Required work: Word for word, restate every line of the listing that follows.

[Figure scripts]
'''

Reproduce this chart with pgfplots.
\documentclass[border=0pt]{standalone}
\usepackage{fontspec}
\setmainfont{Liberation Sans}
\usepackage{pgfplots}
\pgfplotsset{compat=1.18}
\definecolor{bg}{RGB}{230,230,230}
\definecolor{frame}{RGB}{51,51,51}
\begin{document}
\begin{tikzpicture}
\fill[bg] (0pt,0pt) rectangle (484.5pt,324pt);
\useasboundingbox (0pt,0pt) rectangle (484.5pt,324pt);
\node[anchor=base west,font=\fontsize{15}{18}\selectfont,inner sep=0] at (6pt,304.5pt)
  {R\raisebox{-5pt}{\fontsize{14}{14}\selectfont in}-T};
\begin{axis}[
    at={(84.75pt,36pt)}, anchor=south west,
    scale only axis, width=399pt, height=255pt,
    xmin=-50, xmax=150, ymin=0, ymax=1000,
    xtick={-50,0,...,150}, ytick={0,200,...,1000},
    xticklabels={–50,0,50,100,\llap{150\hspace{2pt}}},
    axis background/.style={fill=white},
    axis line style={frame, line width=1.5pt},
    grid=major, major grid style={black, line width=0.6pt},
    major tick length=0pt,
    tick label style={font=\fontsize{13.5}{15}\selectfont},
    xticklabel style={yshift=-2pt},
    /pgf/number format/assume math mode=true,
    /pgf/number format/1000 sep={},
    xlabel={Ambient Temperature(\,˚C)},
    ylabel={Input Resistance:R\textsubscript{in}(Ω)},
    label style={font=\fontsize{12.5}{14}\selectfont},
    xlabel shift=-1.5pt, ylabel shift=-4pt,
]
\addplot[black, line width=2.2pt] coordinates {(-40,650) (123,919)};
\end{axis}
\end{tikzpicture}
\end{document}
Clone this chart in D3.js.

'''

Task answer:
Reproduce this chart with pgfplots.
\documentclass[border=0pt]{standalone}
\usepackage{fontspec}
\setmainfont{Liberation Sans}
\usepackage{pgfplots}
\pgfplotsset{compat=1.18}
\definecolor{bg}{RGB}{230,230,230}
\definecolor{frame}{RGB}{51,51,51}
\begin{document}
\begin{tikzpicture}
\fill[bg] (0pt,0pt) rectangle (484.5pt,324pt);
\useasboundingbox (0pt,0pt) rectangle (484.5pt,324pt);
\node[anchor=base west,font=\fontsize{15}{18}\selectfont,inner sep=0] at (6pt,304.5pt)
  {R\raisebox{-5pt}{\fontsize{14}{14}\selectfont in}-T};
\begin{axis}[
    at={(84.75pt,36pt)}, anchor=south west,
    scale only axis, width=399pt, height=255pt,
    xmin=-50, xmax=150, ymin=0, ymax=1000,
    xtick={-50,0,...,150}, ytick={0,200,...,1000},
    xticklabels={–50,0,50,100,\llap{150\hspace{2pt}}},
    axis background/.style={fill=white},
    axis line style={frame, line width=1.5pt},
    grid=major, major grid style={black, line width=0.6pt},
    major tick length=0pt,
    tick label style={font=\fontsize{13.5}{15}\selectfont},
    xticklabel style={yshift=-2pt},
    /pgf/number format/assume math mode=true,
    /pgf/number format/1000 sep={},
    xlabel={Ambient Temperature(\,˚C)},
    ylabel={Input Resistance:R\textsubscript{in}(Ω)},
    label style={font=\fontsize{12.5}{14}\selectfont},
    xlabel shift=-1.5pt, ylabel shift=-4pt,
]
\addplot[black, line width=2.2pt] coordinates {(-40,650) (123,919)};
\end{axis}
\end{tikzpicture}
\end{document}
Clone this chart in D3.js.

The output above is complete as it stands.